RE:RE:RE:Steve’s postMorning everyone!
Don't take my view as literal. For all I know real discussions are ongoing but I have nothing to back that up. What I'm outlining here is why a Special Committee matters and the role it plays in any transaction that requires oversight and approval.
None of that means the M&A team at Laurion isn't working hard on a real opportunity but to be clear I'm not telling anyone that this is the case. It might be, but I'm totally blind to it.
Still, the creation of that entity and the engagement with USCG should be viewed as positive because without those structures/relationships no financial transaction can be properly operated within the stringent guidelines of the OSC and the Canadian court system. What you're seeing is another example of how important corporate structure and regulations are to Cynthia and team.
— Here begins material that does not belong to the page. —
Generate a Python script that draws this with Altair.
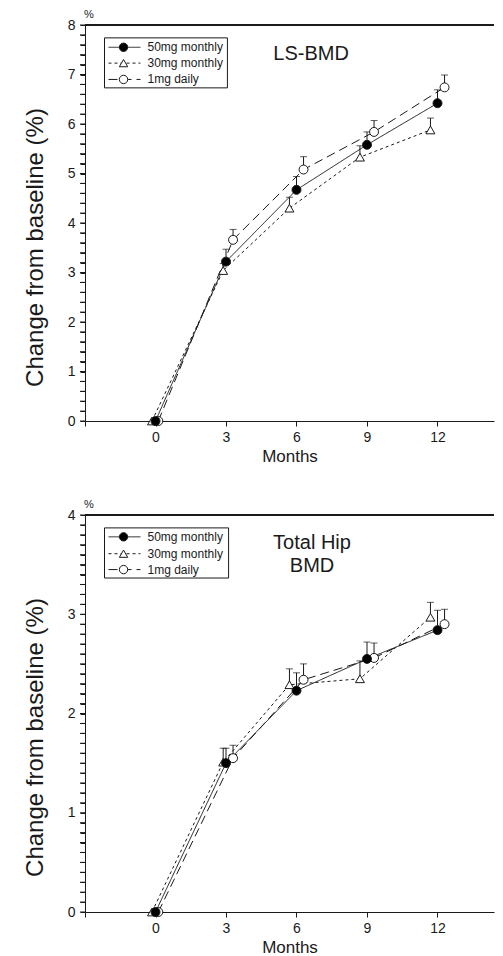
import altair as alt
import pandas as pd

FONT = "Liberation Sans"
INK = "#1a1a1a"

series = ["30mg monthly", "1mg daily", "50mg monthly"]  # drawing order
legend_order = ["50mg monthly", "30mg monthly", "1mg daily"]

# x positions (groups slightly offset around each visit month)
x_pos = {
    "50mg monthly": [0.0, 3.0, 6.0, 9.0, 12.0],
    "30mg monthly": [-0.15, 2.88, 5.7, 8.7, 11.7],
    "1mg daily": [0.12, 3.3, 6.3, 9.3, 12.3],
}

# LS-BMD: mean % change and upper error-bar end
ls_mean = {
    "50mg monthly": [0.0, 3.22, 4.67, 5.58, 6.42],
    "30mg monthly": [0.0, 3.04, 4.30, 5.33, 5.88],
    "1mg daily": [0.0, 3.66, 5.08, 5.84, 6.74],
}
ls_hi = {
    "50mg monthly": [None, 3.47, 4.94, 5.84, 6.69],
    "30mg monthly": [None, 3.18, 4.52, 5.56, 6.12],
    "1mg daily": [None, 3.87, 5.34, 6.07, 6.99],
}

# Total hip BMD
hip_mean = {
    "50mg monthly": [0.0, 1.50, 2.23, 2.55, 2.84],
    "30mg monthly": [0.0, 1.51, 2.29, 2.35, 2.97],
    "1mg daily": [0.0, 1.55, 2.34, 2.56, 2.90],
}
hip_hi = {
    "50mg monthly": [None, 1.65, 2.41, 2.72, 3.04],
    "30mg monthly": [None, 1.65, 2.45, 2.53, 3.12],
    "1mg daily": [None, 1.68, 2.50, 2.71, 3.05],
}

x_ticks = [-3, 0, 3, 6, 9, 12]
W = 409
X_DOMAIN = [-3, -3 + W / 23.5]

dash_scale = alt.Scale(domain=legend_order, range=[[1, 0], [3, 3], [9, 5]])
shape_scale = alt.Scale(domain=legend_order, range=["circle", "triangle-up", "circle"])
fill_scale = alt.Scale(domain=legend_order, range=["black", "white", "white"])


def make_panel(mean, hi, ymax, ystep, title_lines, title_x, title_ys,
               box, row_ys, height):
    pts = []
    errs = []
    for s in series:
        for i in range(len(x_pos[s])):
            pts.append({"series": s, "x": x_pos[s][i], "y": mean[s][i]})
            if hi[s][i] is not None:
                errs.append({"series": s, "x": x_pos[s][i], "y": mean[s][i], "hi": hi[s][i]})
    pts = pd.DataFrame(pts)
    errs = pd.DataFrame(errs)

    xscale = alt.Scale(domain=X_DOMAIN, nice=False, zero=False)
    yscale = alt.Scale(domain=[0, ymax], nice=False, zero=True)
    yvals = [round(i * ystep, 2) for i in range(int(round(ymax / ystep)) + 1)]

    xaxis = alt.Axis(values=x_ticks, labelExpr="datum.value < 0 ? '' : datum.label",
                     title="Months", grid=False, tickSize=5, labelFontSize=14,
                     titleFontSize=17, titleFontWeight="normal", labelPadding=4,
                     titlePadding=4, labelFlush=False, labelOverlap=False)
    yaxis = alt.Axis(values=yvals,
                     labelExpr="datum.value % 1 == 0 ? format(datum.value, 'd') : ''",
                     title="Change from baseline (%)", grid=False, tickSize=5,
                     labelFontSize=14, titleFontSize=24, titleFontWeight="normal",
                     labelPadding=5, titlePadding=20, titleY=222, labelOverlap=False,
                     labelFlush=False)

    def X(f):
        return alt.X(f, scale=xscale, axis=xaxis)

    def Y(f):
        return alt.Y(f, scale=yscale, axis=yaxis)

    lines = alt.Chart(pts).mark_line(color=INK, strokeWidth=1).encode(
        x=X("x:Q"), y=Y("y:Q"),
        strokeDash=alt.StrokeDash("series:N", scale=dash_scale, legend=None),
        detail="series:N",
    )
    err_rule = alt.Chart(errs).mark_rule(color=INK, strokeWidth=1).encode(
        x=X("x:Q"), y=Y("y:Q"), y2="hi:Q")
    err_cap = alt.Chart(errs).mark_tick(color=INK, orient="horizontal", size=7,
                                        thickness=1).encode(
        x=X("x:Q"), y=Y("hi:Q"))
    points = alt.Chart(pts).mark_point(stroke=INK, strokeWidth=1, opacity=1,
                                       filled=False, size=80).encode(
        x=X("x:Q"), y=Y("y:Q"),
        shape=alt.Shape("series:N", scale=shape_scale, legend=None),
        fill=alt.Fill("series:N", scale=fill_scale, legend=None),
    )
    top_line = alt.Chart(pts).mark_rule(color=INK, strokeWidth=1).encode(
        y=alt.datum(ymax, scale=yscale, axis=yaxis))

    # minor ticks of the y axis
    tk = pd.DataFrame({"v": yvals})
    minor = alt.Chart(tk).mark_rule(color=INK, strokeWidth=1).encode(
        x=alt.value(-5), x2=alt.value(0), y=Y("v:Q"))

    # "%" unit mark above the y axis
    pct = alt.Chart(pd.DataFrame({"t": ["%"]})).mark_text(
        fontSize=11, font=FONT, color=INK, align="left", baseline="alphabetic",
        dx=-1).encode(x=alt.value(0), y=alt.value(-7), text="t:N")

    # panel title
    tdf = pd.DataFrame({"t": title_lines, "x": [title_x] * len(title_lines), "y": title_ys})
    title = alt.Chart(tdf).mark_text(fontSize=20, font=FONT, color=INK,
                                     align="center", baseline="middle").encode(
        x=X("x:Q"), y=Y("y:Q"), text="t:N")

    # legend (drawn in data coordinates)
    bdf = pd.DataFrame([{"x1": box[0], "x2": box[1], "y1": box[2], "y2": box[3]}])
    lbox = alt.Chart(bdf).mark_rect(fill="white", stroke=INK, strokeWidth=1).encode(
        x=X("x1:Q"), x2="x2:Q", y=Y("y1:Q"), y2="y2:Q")
    ldf = pd.DataFrame({
        "series": legend_order,
        "ly": row_ys,
        "lx1": [box[0] + 0.17] * 3,
        "lx2": [box[0] + 1.53] * 3,
        "sx": [box[0] + 0.81] * 3,
        "tx": [box[0] + 1.83] * 3,
    })
    lline = alt.Chart(ldf).mark_rule(color=INK, strokeWidth=1).encode(
        x=X("lx1:Q"), x2="lx2:Q", y=Y("ly:Q"),
        strokeDash=alt.StrokeDash("series:N", scale=dash_scale, legend=None))
    lsym = alt.Chart(ldf).mark_point(stroke=INK, strokeWidth=1, opacity=1,
                                     filled=False, size=70).encode(
        x=X("sx:Q"), y=Y("ly:Q"),
        shape=alt.Shape("series:N", scale=shape_scale, legend=None),
        fill=alt.Fill("series:N", scale=fill_scale, legend=None))
    ltext = alt.Chart(ldf).mark_text(fontSize=12, font=FONT, color=INK, align="left",
                                     baseline="middle").encode(
        x=X("tx:Q"), y=Y("ly:Q"), text="series:N")

    return alt.layer(lines, top_line, minor, pct, err_rule, err_cap, points, title,
                     lbox, lline, lsym, ltext).properties(width=W, height=height)


top = make_panel(ls_mean, ls_hi, 8, 0.2, ["LS-BMD"], 6.62, [7.42],
                 [-2.17, 3.06, 7.74, 6.73], [7.55, 7.23, 6.90], 396)
bottom = make_panel(hip_mean, hip_hi, 4, 0.1, ["Total Hip", "BMD"], 6.66, [3.72, 3.49],
                    [-2.17, 3.11, 3.87, 3.365], [3.78, 3.61, 3.45], 397)

chart = alt.vconcat(top, bottom, spacing=35).properties(
    padding={"left": 15, "top": 1, "right": 0, "bottom": 0},
    background="white",
).configure_view(stroke=None).configure_axis(
    labelFont=FONT, titleFont=FONT, domainColor=INK, tickColor=INK,
    labelColor=INK, titleColor=INK, domainWidth=1, tickWidth=1,
)

chart.save("out.html", embed_options={"renderer": "svg", "actions": False})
Do everything by the book at the outset and set yourself up for smooth outcomes. That has been Cynthia's playbook since day 1 in all phases.
Lots of reasons for optimism everyone, we're with the right management team to execute on all 3 phases of Laurion's business plan : Explore, Develop and Dispose. I've never been happier to be an LME shareholder.
Hope that helps,
Steve
DAM$ wrote: I tried to read his post with your more sceptical eye but I still don't see it as anything but imminent. There are no if's or buts's in his post. The closest thing to a vague statement is "Remember that once any transaction is completed". Once can be taken as far in the future but as Fatlas points out "Keeping THE process totally squeaky clean at THIS stage" reads NOW not later.
As for who are the independent directors on the committee I was just pointing out that every director has skin in the game so they aren't really independent. As I'm sure John is on the committee and he has over 10M reasons to get the deal done. That's why they need the oversight. My question was more tongue in cheek.
Going to get another pot of Koolaid ready for the day.